5. Hybrids Methods Comparison
This section compares our proposal with the hybrid methods found in the literature. In
Table 3 we can see the performance analysis. First, we analyzed the analytical techniques used. All cases use multiple parameters, except in [
28,
29] and our proposal. The next feature compared was their working environment (indoor or outdoor environments). Our proposal and the one in reference [
28] support both environments. The systems used in WSNs are [
26,
27] and our application; the others are used for other purposes. Our location system has a better accuracy (1.8 m) than other works, although the systems in [27, 28 and 29] have good features too.
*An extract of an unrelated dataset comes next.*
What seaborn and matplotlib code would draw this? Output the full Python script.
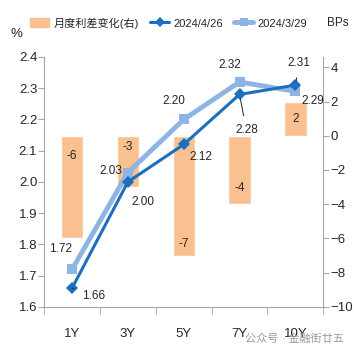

The next analyzed feature is the number of stages to ascertain the final position. In this case, our system has two stages. The best solution is one stage because of simplicity. As we can see in
Table 3, only the systems in [
26] and [
27] have one stage, but these systems need extra messages to estimate the location. But, on the other hand there are several works that demonstrate that sending messages wastes more energy than computing [
39]. Finally we have analyzed the centralization and decentralization of the location systems and if they are recursively updated. Only our proposal and the one in reference [
28] are recursively updated. In conclusion, we can see that the proposed location system has more positive features and it improves all analyzed hybrid location systems.
6. Conclusions
In this paper two different approaches had been discussed. The so-called deductive methods, which require a model of propagation, a topological information of the environment, and the exact position of the radio stations, and the so-called inductive methods, which require a previous training phase where the system learns the signal strength in each location. The main shortcoming of this approach is that in some scenarios, the training phase cannot be done or could be very expensive. On the other hand, the Euclidean models are optimum when there are multiple access points and few walls.
In this work we present a hybrid location system using a new stochastic approach which is based on a combination of deductive and inductive methods. This system has been developed for wireless sensor networks using IEEE 802.11b/g standard in order to use a deployed wireless access network that is also used for internet access and data transfer.
We have tested the errors based on the number of samples and based on the number of base stations. We have estimated an experimental equation based on the graph trends of the errors of the measures obtained. We have compared our proposal with several methods in order to check our approach.
Our system uses a small set of training samples (inductive information). Given the actual signal strength, we use the closest training samples as a starting point. Then, the deductive propagation model is used to obtain the shift from the training samples. A stochastic approach is used whereby the optimal location can be estimated as the point that maximizes the product of probabilities from each of the closest training samples
Our proposal combines the advantages of the deductive and inductive methods in order to provide accurate measurements in hard environments (few base stations and/or few trained points). The goal of this work has been to reduce the training phase without losing precision. Now, we are trying to find the proposed model by adding other methods in order to obtain more accurate results.
The proposed method is useful in cases where a good training phase is not practical (very few samples can be taken in advance), and the precise location of some access points is not known. These environments could be military, such as troop deployments inside buildings or discovery squads for hard environments, environments where the radio coverage is not known in advance (unknown deployments), or even environments where there the APs can be on or off at any time (dynamic environments). We are currently working on enhancing the precision of the proposed model. In future work we will evaluate the performance our proposal in hard environments.